Thursday, December 02, 2004

Feeling full and empty.

Does contradiction bring confusion?

My life has been busy for months. I'm doing three things at a time and all of them require undived attention while doing it. I know it's out of personal choices, I can choose only do one thing at a time. However, I don't even know why but somehow I just need to deal with them. My job, my interest and my career. Is there a balance among those things?

I need time to think what I really want and need. I need time to rest and do nothing. I think I need time alone. But somewhat I never have the chance. I'm always with people no matter welcomed or unwelcomed ones. Students, classmates, parents and myself. I don't even want to be with myself. I feel sad when I'm alone.
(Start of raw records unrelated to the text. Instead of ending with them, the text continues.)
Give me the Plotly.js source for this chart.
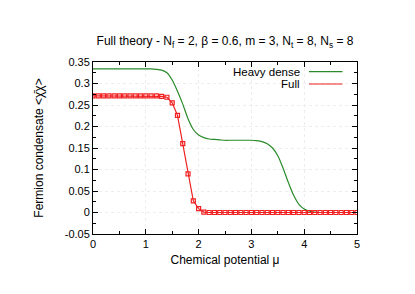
<!DOCTYPE html>
<html>
<head>
<meta charset="utf-8">
<script src="https://cdn.plot.ly/plotly-3.0.1.min.js"></script>
<style>html,body{margin:0;padding:0;background:#fff;}#plot{width:415px;height:294px;}</style>
</head>
<body>
<div id="plot"></div>
<script>
// Heavy dense curve
const muHeavy = [0.0,0.1,0.2,0.3,0.4,0.5,0.6,0.7,0.8,0.9,1.0,1.1,1.2,1.3,1.4,1.5,1.6,1.7,1.8,1.9,2.0,2.1,2.2,2.3,2.4,2.5,2.6,2.7,2.8,2.9,3.0,3.1,3.2,3.3,3.4,3.5,3.6,3.7,3.8,3.9,4.0,4.1,4.2,4.3,4.4,4.5,4.6,4.7,4.8,4.9,5.0];
const heavyDense = [0.334,0.334,0.334,0.334,0.334,0.334,0.334,0.334,0.334,0.334,0.334,0.334,0.333,0.331,0.325,0.308,0.282,0.252,0.218,0.193,0.180,0.174,0.171,0.170,0.169,0.168,0.168,0.168,0.168,0.168,0.168,0.167,0.165,0.160,0.150,0.132,0.103,0.070,0.040,0.019,0.008,0.003,0.001,0.0,0.0,0.0,0.0,0.0,0.0,0.0,0.0];
// Full theory data points
const muFull = [0.0,0.1,0.2,0.3,0.4,0.5,0.6,0.7,0.8,0.9,1.0,1.1,1.2,1.3,1.4,1.5,1.6,1.7,1.8,1.9,2.0,2.1,2.2,2.3,2.4,2.5,2.6,2.7,2.8,2.9,3.0,3.1,3.2,3.3,3.4,3.5,3.6,3.7,3.8,3.9,4.0,4.1,4.2,4.3,4.4,4.5,4.6,4.7,4.8,4.9,5.0];
const fullCond = [0.271,0.271,0.271,0.271,0.271,0.271,0.271,0.271,0.271,0.271,0.271,0.271,0.271,0.270,0.268,0.255,0.226,0.160,0.090,0.027,0.009,0.001,0,0,0,0,0,0,0,0,0,0,0,0,0,0,0,0,0,0,0,0,0,0,0,0,0,0,0,0,0];
const yTickVals = [-0.05,0,0.05,0.1,0.15,0.2,0.25,0.3,0.35];
const yTickText = ["-0.05","0","0.05","0.1","0.15","0.2","0.25","0.3","0.35"];
const xTickVals = [0,1,2,3,4,5];
const xTickText = ["0","1","2","3","4","5"];
const seriesNames = ["Heavy dense","Full"];
const colors = ["#2a8a2a","#f02020"];

const fam = "Liberation Sans, Arial, sans-serif";
const font = {family:fam, size:11, color:"#000"};
const bigFont = {family:fam, size:12, color:"#000"};
const legFont = {family:fam, size:11.5, color:"#000"};
const traces = [
  {x:muHeavy, y:heavyDense, type:"scatter", mode:"lines", name:seriesNames[0],
   line:{color:colors[0], width:1.2, shape:"spline", smoothing:0.8}, showlegend:false},
  {x:muFull, y:fullCond, type:"scatter", mode:"lines+markers", name:seriesNames[1],
   line:{color:colors[1], width:1.2},
   marker:{symbol:"square-open", size:4, color:colors[1], line:{width:1.2, color:colors[1]}}, showlegend:false}
];
const axisCommon = {
  showline:true, linecolor:"#000", linewidth:1, mirror:"ticks",
  ticks:"inside", ticklen:5, tickcolor:"#000", tickwidth:1,
  showgrid:true, gridcolor:"#ededed", griddash:"dot", gridwidth:1,
  zeroline:false, tickfont:font
};
const layout = {
  width:415, height:294,
  margin:{l:93, r:58, t:62, b:60},
  paper_bgcolor:"#fff", plot_bgcolor:"#fff",
  font:font,
  title:{text:"Full theory - N<sub>f</sub> = 2, β = 0.6, m = 3, N<sub>t</sub> = 8, N<sub>s</sub> = 8",
         font:bigFont, x:0.5, xref:"paper", xanchor:"center", y:0.86, yref:"container", yanchor:"middle"},
  xaxis:Object.assign({}, axisCommon, {
    range:[0,5], tickvals:xTickVals, ticktext:xTickText,
    minor:{ticks:"inside", dtick:0.5, ticklen:3, tickcolor:"#000", showgrid:false},
    title:{text:"Chemical potential μ", font:bigFont, standoff:6}
  }),
  yaxis:Object.assign({}, axisCommon, {
    range:[-0.05,0.35], tickvals:yTickVals, ticktext:yTickText,
    minor:{ticks:"inside", dtick:0.025, ticklen:3, tickcolor:"#000", showgrid:false},
    title:{text:"Fermion condensate <χ\u0304χ>", font:bigFont, standoff:18}
  }),
  annotations:[
    {xref:"paper", yref:"paper", x:0.792, y:0.944, xanchor:"right", yanchor:"middle", text:seriesNames[0], showarrow:false, font:legFont},
    {xref:"paper", yref:"paper", x:0.792, y:0.872, xanchor:"right", yanchor:"middle", text:seriesNames[1], showarrow:false, font:legFont}
  ],
  shapes:[
    {type:"line", xref:"paper", yref:"paper", x0:0.818, x1:0.945, y0:0.944, y1:0.944, line:{color:colors[0], width:1.2}},
    {type:"line", xref:"paper", yref:"paper", x0:0.818, x1:0.945, y0:0.872, y1:0.872, line:{color:colors[1], width:1.2}}
  ]
};
Plotly.newPlot("plot", traces, layout, {staticPlot:true, displayModeBar:false});
</script>
</body>
</html>
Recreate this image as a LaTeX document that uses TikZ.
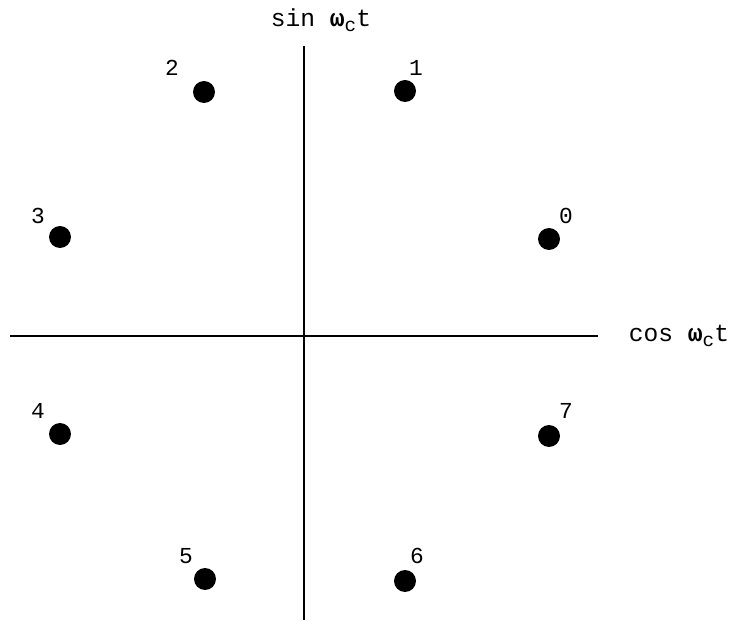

I can't help myself when the tears falling down my cheek.

I don't want to do the things I'm doing now. I don't want to come to school. I just want to be free and out of this place, this city and country. I think probably everyone is like this. When you're in a place for too long, so long that you can't think. There we will need to escape.

My best friend is getting married and she will move to south. Ever since she's got a boyfriend, we seldom get together and chat. I guess girls are like this. I don't blame her for I knew it's a common thing. I would be worried if she were like this.

I'm feeling lonely but I do need to be alone. I don't know what's wrong with me? Gosh... what's wrong with me. I'm feeling like I'm dying.